If you want to travel, go to more community events in the city, go out to eat in new restaurants, etc. babies eventually grow into kids that can do those things. After they’re kids, they become teenagers that wouldn’t do anything with you if you paid them (as I remember doing to my parents), so soak this time in.

  • Remember that this time is an investment into your child’s future, NOT a loss on your present life.

This whole parenting thing was most likely a choice you made. Your entire life’s purpose has shifted once your body starts creating that little baby, whether you like it or not. Staying home with him/her when it’s necessary and nurturing your little baby is going to pay off for their development in the long run. Are the things you are skipping out on today really as important as that? Time to put your priorities in check, sister.

  • Take charge of creating brief, happy moments for yourself throughout the day.

Even when you feel like there is nothing you could do to take care of yourself or give your mood a boost, I promise you that there is. For me, my dark spot was my physical appearance. I had stretch marks, acne, my hair was falling out…I felt like I was completely hideous and that I had no time to do anything about it.

I made the terrible mistake of waiting for my husband to read my mind and offer to give me a break. Chris is an awesome husband and father, but he’s never been a mom, or birthed a child and he wasn’t in my head. He didn’t know how I was feeling about myself, so he didn’t know how to make me feel better. When I just started saying: “This is what I want to do to take care of myself today, when will you be home so I can do that?”, he was wonderful about making sure he was free and available to help me out. I would pump a bottle, leave the baby with him, and go for a walk or a run free of mom or wife-guilt (because both are very real).

Treating him like a mind-reader created a lot of resentment in my head, and it made my “I’m trapped” mentality far worse.

  • Work with your spouse to figure out your love languages. Vow to start speaking them.

As I was just describing, I had lots of times that I felt disconnected from my husband, who I felt was supposed to be my partner through all of this, but I was in such a low place emotionally that I was making it hard for him to help.  I wasn’t trying to feel better, and I was being very unfair to him and punishing him for things I was suffering from that he couldn’t prevent or fix.

Most of what was making me feel like I was trapped in this new motherhood was feeling isolated. It was tough to feel like my closest friends couldn’t relate to my new life, but feeling like my husband could only half-understand what I was dealing with was the real kicker.

Here’s the thing: our husbands can’t totally relate to what we’re dealing with. Tough, but true. Chris took lots of night shifts, changed lots of diapers, folded lots of laundry, and I was STILL upset with him. I think I was wanting him to empathize with what it felt like to heal from giving birth, and have the crazy hormones and the thinning hair, and all of that obviously wasn’t going to happen.

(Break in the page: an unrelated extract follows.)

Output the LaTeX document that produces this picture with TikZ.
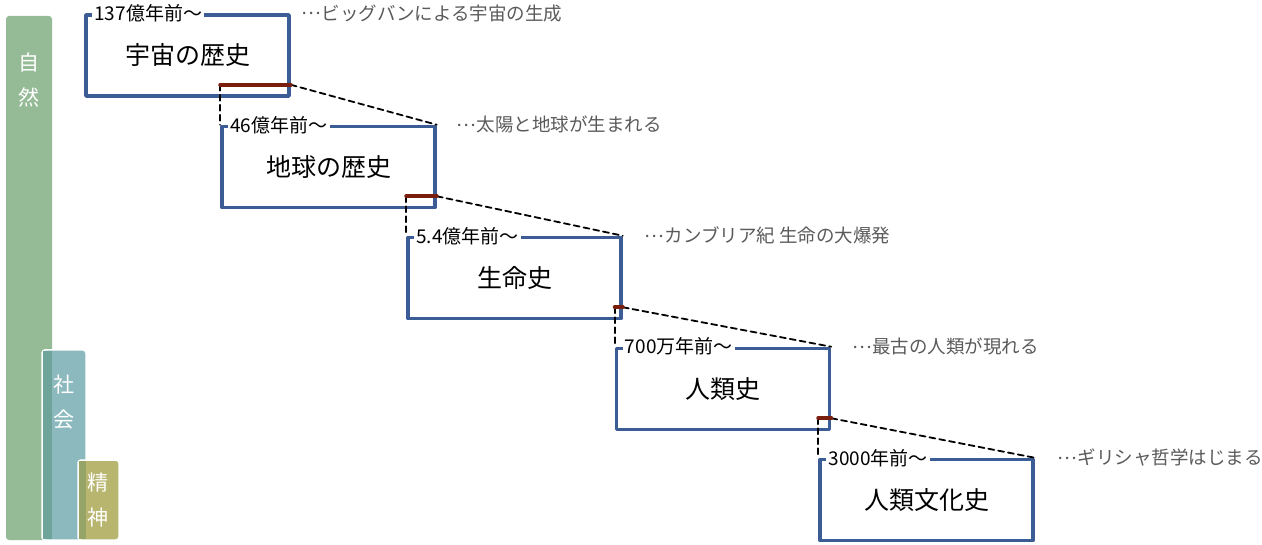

We started to discuss how the craziness of new parenthood had taken our focuses off of each other, and we weren’t speaking each other’s love languages anymore.

The way we got around this was we started referring to our ‘love tanks’ a lot. It sounds silly, but that was the easiest way for me to express in passing conversation to him how I was feeling. When I was being especially pouty and he was trying to get to the bottom of it, I could say, ‘My love tank is really low today’, and he would know that this meant that I was needing some intentionality from him that day. I needed him to focus on speaking words of affirmation to me, and creating little moments of quality time if he could.

Same for him. I would work on intentionally finding times to give him the physical touch that he needed to feel like he was being a good husband and dad. We had stopped holding hands, giving each other hugs, kissing each other goodbye, etc. When I started working those things back into our routine, it boosted his self-esteem in our marriage, which helped him boost mine far better than my negativity was.

At the end of the day, I can’t make new motherhood (or even seasoned motherhood) any easier of a job to do. But knowing these things going into my second baby-phase will make motherhood feel easier to deal with. I hope the same for you, Mama.